His father was the eldest son of Sir Francis Buller-Yarde-Buller, 2nd Baronet and Elizabeth Holliday (only daughter and heiress of John Holliday of Dilhorne Hall). His maternal grandfather was Thomas Wilson-Patten of Bank Hall in Lancashire, and his maternal uncle was John Wilson-Patten, 1st Baron Winmarleigh.

He was educated at Eton College, before going up to University College, Oxford in 1841. He graduated B.A. in 1844, and M.A. in 1847.

==Career==
Buller made a single appearance in first-class cricket for Oxford University against the Marylebone Cricket Club at Lord's in 1850. Batting twice in the match, he ended the Oxford first-innings of 97 all out unbeaten on 3, while in their second-innings he was dismissed without scoring by Samuel Dakin.
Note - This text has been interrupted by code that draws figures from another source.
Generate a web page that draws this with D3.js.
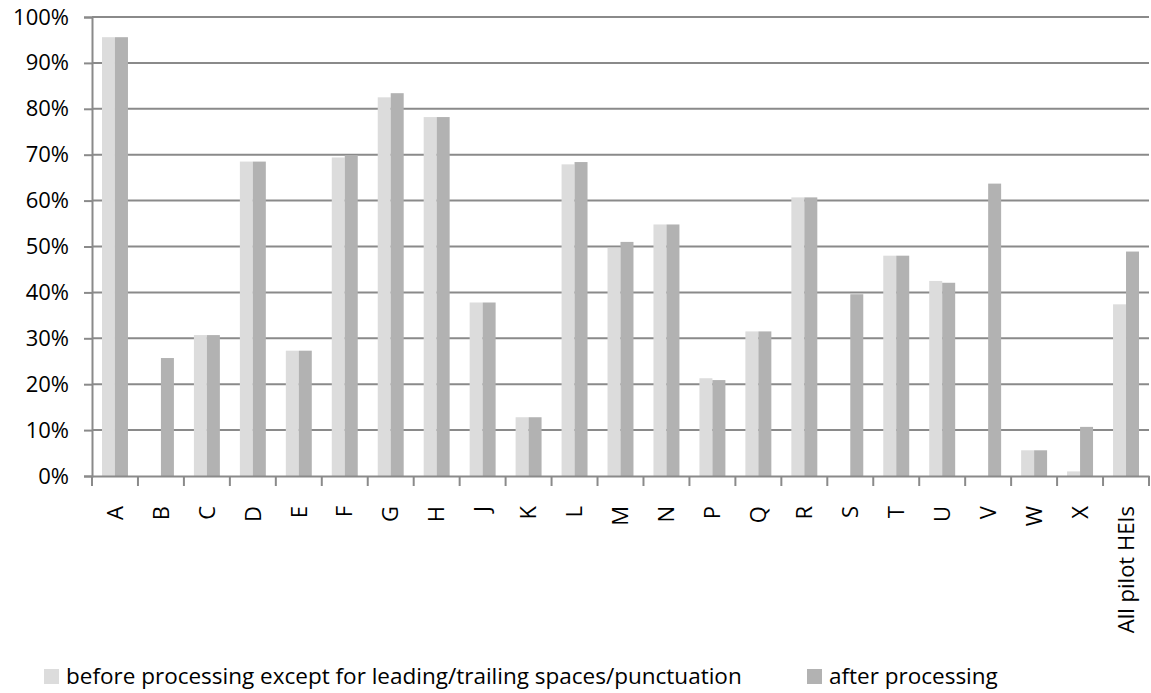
<!DOCTYPE html>
<html>
<head>
<meta charset="utf-8">
<script src="https://cdn.jsdelivr.net/npm/d3@7"></script>
<style>
  body { margin: 0; background: #fff; }
  text { font-family: "Open Sans", Lato, sans-serif; fill: #000; }
</style>
</head>
<body>
<div id="chart"></div>
<script>
// categories and values (percent)
const categories = ["A", "B", "C", "D", "E", "F", "G", "H", "J", "K", "L", "M", "N", "P", "Q", "R", "S", "T", "U", "V", "W", "X", "All pilot HEIs"]
const beforeValues = [95.6, 0, 30.7, 68.5, 27.3, 69.4, 82.5, 78.2, 37.8, 12.8, 67.9, 49.7, 54.8, 21.3, 31.5, 60.7, 0, 48.0, 42.5, 0, 5.6, 1.0, 37.4]
const afterValues = [95.6, 25.7, 30.7, 68.5, 27.3, 69.9, 83.4, 78.2, 37.8, 12.8, 68.4, 51.0, 54.8, 20.9, 31.5, 60.7, 39.6, 48.0, 42.1, 63.7, 5.6, 10.7, 48.9]
const seriesNames = ["before processing except for leading/trailing spaces/punctuation", "after processing"]
const seriesColors = ["#dcdcdc", "#b2b2b2"]
const yTicks = [0, 10, 20, 30, 40, 50, 60, 70, 80, 90, 100]

let margin = { top: 17, right: 2, bottom: 217, left: 92 }
let width = 1151 - margin.left - margin.right
let height = 693 - margin.top - margin.bottom

const data = categories.map((c, i) => ({ cat: c, vals: [beforeValues[i], afterValues[i]] }))

let svg = d3.select("#chart")
    .append("svg")
    .attr("width", 1151)
    .attr("height", 693)

let g = svg.append("g")
    .attr("transform", "translate(" + margin.left + "," + margin.top + ")")

let x0 = d3.scaleBand()
    .domain(categories)
    .range([0, width])

let x1 = d3.scaleBand()
    .domain([0, 1])
    .range([0, x0.bandwidth()])
    .paddingOuter(0.77)

let y = d3.scaleLinear()
    .domain([0, 100])
    .range([height, 0])

// gridlines
g.selectAll(".grid")
    .data(yTicks.slice(1))
    .enter()
    .append("line")
    .attr("x1", 0)
    .attr("x2", width)
    .attr("y1", d => y(d))
    .attr("y2", d => y(d))
    .attr("stroke", "#8a8a8a")
    .attr("stroke-width", 2)

// bars
let groups = g.selectAll(".cat")
    .data(data)
    .enter()
    .append("g")
    .attr("transform", d => "translate(" + x0(d.cat) + ",0)")

groups.selectAll("rect")
    .data(d => d.vals.map((v, i) => ({ v, i })))
    .enter()
    .append("rect")
    .attr("x", d => x1(d.i))
    .attr("width", x1.bandwidth())
    .attr("y", d => y(d.v))
    .attr("height", d => height - y(d.v))
    .attr("fill", d => seriesColors[d.i])

// Y axis
let yAxis = g.append("g")
    .call(d3.axisLeft(y).tickValues(yTicks).tickSize(8).tickPadding(15).tickFormat(d => d + "%"))
yAxis.selectAll("line").attr("stroke", "#8a8a8a").attr("stroke-width", 2)
yAxis.select(".domain").attr("stroke", "#8a8a8a").attr("stroke-width", 2)
yAxis.selectAll("text").style("font-size", "22px")

// X axis
let xAxis = g.append("g")
    .attr("transform", "translate(0," + height + ")")
    .call(d3.axisBottom(x0).tickSize(0).tickPadding(0))
xAxis.select(".domain").attr("stroke", "#8a8a8a").attr("stroke-width", 2)
xAxis.selectAll(".tick text")
    .style("font-size", "22px")
    .attr("text-anchor", "end")
    .attr("transform", "translate(0,30) rotate(-90)")
    .attr("dy", "0.35em")
    .attr("y", 0)
    .attr("x", 0)

// boundary tick marks between categories
xAxis.selectAll(".bound")
    .data(categories.concat([null]))
    .enter()
    .append("line")
    .attr("x1", (d, i) => i * x0.step())
    .attr("x2", (d, i) => i * x0.step())
    .attr("y1", 0)
    .attr("y2", 10)
    .attr("stroke", "#8a8a8a")
    .attr("stroke-width", 2)

// legend
let legendX = [44, 807]
let legend = svg.selectAll(".legend")
    .data(seriesNames)
    .enter()
    .append("g")
    .attr("transform", (d, i) => "translate(" + legendX[i] + ",669)")

legend.append("rect")
    .attr("width", 15)
    .attr("height", 15)
    .attr("fill", (d, i) => seriesColors[i])

legend.append("text")
    .attr("x", 22)
    .attr("y", 15)
    .style("font-size", "22.5px")
    .text(d => d)
</script>
</body>
</html>
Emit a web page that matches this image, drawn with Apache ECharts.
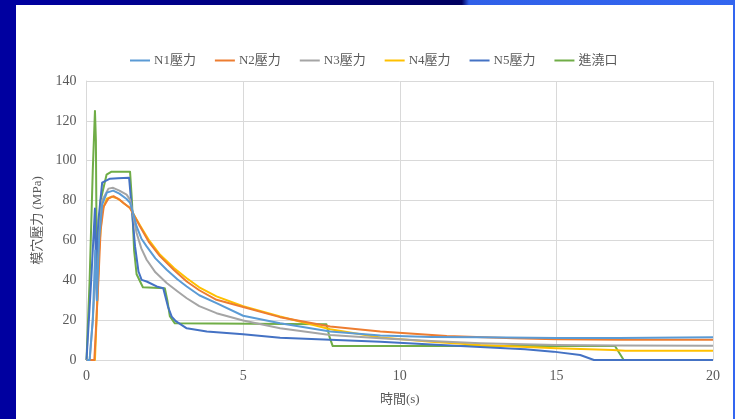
<!DOCTYPE html>
<html>
<head>
<meta charset="utf-8">
<script src="https://cdn.jsdelivr.net/npm/echarts@6/dist/echarts.min.js"></script>
<style>
html,body{margin:0;padding:0;width:735px;height:419px;overflow:hidden;background:#fff;}
#bgL{position:absolute;left:0;top:0;width:16px;height:419px;background:#0000A0;}
#bgT{position:absolute;left:16px;top:0;width:719px;height:5px;background:linear-gradient(90deg,#0000A0 0%,#000060 62%,#3060E8 63%,#3366F0 100%);}
#bgR{position:absolute;left:733px;top:0;width:2px;height:419px;background:#3366F0;}
#chart{position:absolute;left:0;top:0;width:735px;height:419px;}
</style>
</head>
<body>
<div id="bgL"></div><div id="bgT"></div><div id="bgR"></div>
<div id="chart"></div>
<script>
var seriesNames = ['N1壓力','N2壓力','N3壓力','N4壓力','N5壓力','進澆口'];
var xTicks = [0,5,10,15,20];
var yTicks = [0,20,40,60,80,100,120,140];

var n1T = [0,0.1,0.2,0.28,0.33,0.4,0.5,0.65,0.85,1.05,1.28,1.39,1.5,1.6,1.75,1.92,2.2,2.56,2.9,3.2,3.6,4.15,5,6.18,7.78,9.38,11,12.57,15,17,20];
var n1V = [0,0,20,55,30,60,78,84,85,83.5,80.8,78.8,73,67,61,57,51,45.3,40.5,36.9,32.5,28.5,22.2,18.4,14.3,12.3,11.6,11.4,11,11,11.4];

var n2T = [0,0.25,0.3,0.38,0.45,0.55,0.7,0.86,1.05,1.2,1.39,1.71,2.0,2.35,2.8,3.2,3.6,4.15,5,6.18,7.78,9.38,11.5,13.63,15,17,20];
var n2V = [0,0,15,40,65,77,81,82.2,80.5,78.5,76.3,67,59,52,45,39.4,35,30.2,26.6,21.5,16.8,14.3,12.1,10.9,10.4,10.2,10.1];

var n3T = [0,0.1,0.2,0.3,0.35,0.42,0.5,0.7,0.85,1.05,1.28,1.39,1.5,1.6,1.75,1.92,2.2,2.56,2.9,3.2,3.6,4.15,5,6.18,7.78,9.38,11,12.57,15,17,20];
var n3V = [0,0,20,45,30,65,80,86,86.4,85,83,80.5,72,63.7,56,50.3,44,38.6,34.5,31,27,23.5,19.8,15.9,12.6,10.9,9.5,8.4,7.5,7.3,7.2];

var n4T = [0,0.27,0.32,0.4,0.5,0.65,0.8,1.0,1.2,1.39,1.71,2.0,2.35,2.8,3.2,3.6,4.15,5,6.18,7.78,9.38,11,12.57,15,16.8,17.2,20];
var n4V = [0,0,20,55,75,81,82,81,78.5,76.3,67.5,60,52.8,46,41,36.5,31.9,27,21.8,15.4,11.3,9.2,7.5,5.9,5.0,4.7,4.6];

var n5T = [0,0.05,0.15,0.27,0.3,0.38,0.5,0.75,1.0,1.36,1.45,1.55,1.66,1.76,1.92,2.24,2.45,2.6,2.72,2.85,3.2,3.84,5,6.18,7.78,9.38,11,12.57,14,14.9,15.76,16.2,20];
var n5V = [0,0,40,76,45,70,89,91,91.2,91.4,75,57,44.4,40.2,39.4,36.9,36,26.8,21.8,19.5,15.9,14.3,12.9,11.2,10.1,9.2,7.8,6.5,5.4,4.2,2.5,0,0];

var gateT = [0,0.03,0.1,0.2,0.27,0.3,0.33,0.4,0.45,0.64,0.8,1.39,1.45,1.52,1.6,1.8,2.5,2.58,2.66,2.82,7.66,7.75,7.86,16.87,17.15,20];
var gateV = [0,0,40,95,125,110,40,65,80,93,94.5,94.5,80,55,43,36.5,36,30,22,18.4,18,12,7,7,0,0];

var colors = ['#5B9BD5','#ED7D31','#A5A5A5','#FFC000','#4472C4','#70AD47'];
var tList = [n1T,n2T,n3T,n4T,n5T,gateT];
var vList = [n1V,n2V,n3V,n4V,n5V,gateV];

function pairs(t,v){var r=[];for(var i=0;i<t.length;i++){r.push([t[i],v[i]]);}return r;}

var font = "'Liberation Serif','Noto Sans CJK TC',serif";
var series = seriesNames.map(function(n,i){
  return {name:n,type:'line',data:pairs(tList[i],vList[i]),showSymbol:false,symbol:'none',
    smooth:false,lineStyle:{color:colors[i],width:2,join:'round'},itemStyle:{color:colors[i]},z:10-i};
});

var chart = echarts.init(document.getElementById('chart'),null,{renderer:'canvas'});
chart.setOption({
  backgroundColor:'transparent',
  animation:false,
  color:colors,
  grid:{left:86.5,right:22,top:81,bottom:59,containLabel:false},
  legend:{left:125,top:49,itemWidth:20,itemHeight:2,itemGap:19,icon:'rect',
    data:seriesNames,textStyle:{fontFamily:font,fontSize:13,color:'#595959',padding:[0,0,0,-1]}},
  xAxis:{type:'value',min:0,max:20,interval:5,
    name:'時間(s)',nameLocation:'middle',nameGap:33,
    nameTextStyle:{fontFamily:font,fontSize:13,color:'#595959'},
    axisLine:{show:true,lineStyle:{color:'#D9D9D9',width:1}},
    axisTick:{show:false},
    axisLabel:{fontFamily:font,fontSize:14,color:'#595959',margin:9},
    splitLine:{show:true,lineStyle:{color:'#D9D9D9',width:1}}},
  yAxis:{type:'value',min:0,max:140,interval:20,
    name:'模穴壓力 (MPa)',nameLocation:'middle',nameGap:42,nameRotate:90,
    nameTextStyle:{fontFamily:font,fontSize:13,color:'#595959'},
    axisLine:{show:true,lineStyle:{color:'#D9D9D9',width:1}},
    axisTick:{show:false},
    axisLabel:{fontFamily:font,fontSize:14,color:'#595959',margin:10},
    splitLine:{show:true,lineStyle:{color:'#D9D9D9',width:1}}},
  series:series
});
</script>
</body>
</html>
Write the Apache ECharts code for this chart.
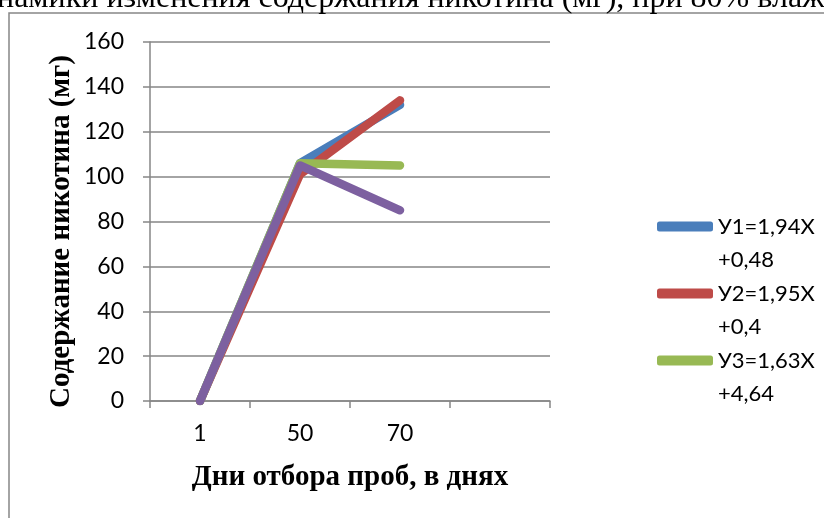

He later served in the South Devon Militia, where he gained the rank of Lieutenant-Colonel and succeeded his father in command.

==Personal life==
In January 1845, Buller married Charlotte Chandos-Pole (1830–1895), a daughter of Edward Sacheverell Chandos-Pole of Radbourne Hall, Derby, and Anna Maria Wilmot. She had two brothers, Henry, took the arms and surname Gell when he succeeded to the estate at Hopton Hall, and Edward Sacheverell Chandos-Pole, who married Lady Anna Caroline Stanhope (a daughter of the 5th Earl of Harrington). Her sister, Eleanor, married Vice-Admiral Henry Bagot (a son of Rt. Rev. Hon. Richard Bagot). Together, they were the parents of:

- John Yarde-Buller, 2nd Baron Churston (1846–1910), who married Hon. Barbara Yelverton, daughter of Adm. Sir Hastings Yelverton and Barbara Yelverton, 20th Baroness Grey de Ruthyn, in 1872.
- Hon. Charlotte Mildred Yarde-Buller (b. c. 1849), who married Lt.-Col. John Richard Malone in 1872. They divorced in 1892 and she married Count Charles de Beaumont d'Autichamp in 1892.
- Hon. Louisa Maud Yarde-Buller (c. 1851–1882), who married Hon. Reginald Greville-Nugent, son of Fulke Greville-Nugent, 1st Baron Greville and Lady Rosa Emily Mary Anne Nugent (a daughter of the 1st Marquess of Westmeath), in 1871. After his death in 1878, she married Lt.-Col. James Charles Hope-Vere, son of William Edward Hope-Vere (son of James Hope-Vere, MP) and Lady Mary Emily Boyle (a granddaughter of the 8th Earl of Cork), in 1879.
- Hon. Eleanor Isabel Yarde-Buller (c. 1857–1913), who married Capt. Herbert Frederick Northey Hopkins, in 1890.
- Hon. Walter Yarde-Buller (1859–1935), who married Leilah Kirkham, daughter of General R. W. Kirkham, in 1886. After her death, he married his first cousin, Alianore Chandos-Pole, daughter of Edward Sacheverell Chandos-Pole and Lady Anna Caroline Stanhope (a daughter of the 5th Earl of Harrington), in 1913.
- Hon. Geoffrey Yarde-Buller (1861–1952), who married Olegaria Venancia Alverez, daughter of Don Florencio Alverez, in 1892.
- Hon. Sir Henry Yarde-Buller (1862–1928), who married Adelaide Maud Sophia Meeking, daughter of Lt.-Col. Charles Meeking, in 1902.
- Hon. Bertha Yarde-Buller (c. 1863–1931), who married Capt. Robert Henry Dewhurst in 1883.
- Hon. Reginald John Yarde-Buller (1864–1950), Canon of Truro Cathedral and Vicar of Dean Prior; he married Hon. Mary Vere Agar-Robartes, daughter of Thomas Agar-Robartes, 6th Viscount Clifden and Mary Dickenson (a daughter of Francis Henry Dickinson), in 1919.

He died in May 1867 at Chavenage House in Beverston, Gloucestershire, in doing so he predeceased his father. Upon the death of his father, who held the title Baron Churston, he was succeeded as the 2nd Baron by Buller's son, John. He is the great-great grandfather of Aga Khan IV.